If you are going to take on such a project, there are still several things I would suggest:
1. Prior to demolition, provide your own protection in the work area. Cover everything you want protected with plastic and seal off the area as much as possible. If you have a forced air HVAC system, turn off the system during work and block the intake.
2. Invest in renting a hepa filter or other similar ventialtion system used in construction to vent the area during demolition. This is another item we had access to but since we never anticipated the amount of dust that could be caused byt it, we did not set it up. It would have saved us a lot of headaches.
3. If you have an uneven basement floor and if they are removing significant amounts of your basement slab, consider having entire portions or the entire slab re-poured. I wish we had taken on this project 4 years ago. If we had, and if I hadn't already had a finished basement with a ton of stuff in it, I would have had the entire basement slab removed and re-done. At the very least, if I knew what the demo would entail, I would have cleaned out the entire back of the basement and done that half this year. I wasn't prepared for this at all. They only did "trenches" for our plumbing and I regret not having the foresight to do more.

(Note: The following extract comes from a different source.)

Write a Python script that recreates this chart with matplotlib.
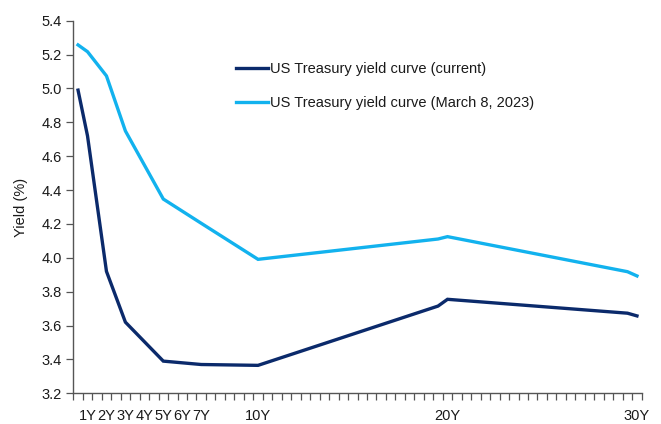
import matplotlib
matplotlib.use("Agg")
import matplotlib.pyplot as plt
import numpy as np

plt.rcParams['font.family'] = ['Liberation Sans', 'DejaVu Sans']

# Data (maturity in years, yield in %)
mat_current = [0.5, 1, 2, 3, 5, 7, 10, 19.5, 20, 29.5, 30]
yld_current = [4.99, 4.72, 3.92, 3.62, 3.39, 3.37, 3.365, 3.715, 3.755, 3.673, 3.657]

mat_march = [0.5, 1, 2, 3, 5, 7, 10, 19.5, 20, 29.5, 30]
yld_march = [5.257, 5.217, 5.074, 4.749, 4.347, 4.204, 3.991, 4.111, 4.125, 3.918, 3.893]

tick_pos = [1, 2, 3, 4, 5, 6, 7, 10, 20, 30]
tick_labels = ["1Y", "2Y", "3Y", "4Y", "5Y", "6Y", "7Y", "10Y", "20Y", "30Y"]

label_current = "US Treasury yield curve (current)"
label_march = "US Treasury yield curve (March 8, 2023)"

dark = "#0B2A6B"
light = "#12B2EE"
axis_col = "#555555"
text_col = "#1a1a1a"
fs = 10.5

fig = plt.figure(figsize=(6.61, 4.24), dpi=100)
ax = fig.add_axes([73.3/661, 1-393.3/424, (641.7-73.3)/661, (393.3-20.7)/424])

ax.plot(mat_current, yld_current, color=dark, lw=2.4, label=label_current, solid_joinstyle='miter')
ax.plot(mat_march, yld_march, color=light, lw=2.4, label=label_march, solid_joinstyle='miter')

ax.set_xlim(0.25, 30.25)
ax.set_ylim(3.2, 5.4)
ax.set_yticks(np.arange(3.2, 5.41, 0.2))
ax.set_yticklabels([f"{v:.1f}" for v in np.arange(3.2, 5.41, 0.2)])

ax.set_xticks(tick_pos)
ax.set_xticklabels(tick_labels)
ax.set_xticks(np.arange(0.25, 30.26, 0.5), minor=True)
ax.tick_params(axis='x', which='major', length=0, pad=11, labelsize=fs, labelcolor=text_col)
ax.tick_params(axis='x', which='minor', length=5, width=0.9, color=axis_col, direction='out')
ax.tick_params(axis='y', which='major', length=5, width=0.9, color=axis_col, direction='out',
               labelsize=fs, labelcolor=text_col, pad=3)

for s in ['top', 'right']:
    ax.spines[s].set_visible(False)
for s in ['left', 'bottom']:
    ax.spines[s].set_color(axis_col)
    ax.spines[s].set_linewidth(1.0)

ax.set_ylabel("Yield (%)", fontsize=fs, color=text_col, labelpad=10)

leg = fig.legend(loc='upper left', bbox_to_anchor=(236/661, 1-62/424), frameon=False,
                 fontsize=fs, handlelength=2.2, handletextpad=0.15, labelspacing=1.4,
                 borderpad=0, borderaxespad=0)
for t in leg.get_texts():
    t.set_color(text_col)

fig.savefig("out.png", dpi=100)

4. If you are picky about the concrete work, you may want to have a concrete specialist complete the concrete filling portion. I am happy with the job I got and am not too picky about how the concrete looks down here but I imagine that people with nicer basements might be more discerning and want a higher quality concrete and finish look.
5. Make sure you know what your bid includes. Our bid was pretty much all-inclusive: from permitting to finish concrete and the guys at Rob West handled everything well. I have heard of other plumbers that do some of the work but rely on "others" for things like the electrical hook up, concrete, permit, etc. This could be a real pain and an unwanted surprise, to find out you need to do something extra in the middle of the job.
Ultimately, I don't wish the sewer backup issues on anyone and hope that others don't have to make this kind of investment in your home. If so, I wish you luck and hope this string of posts was helpful.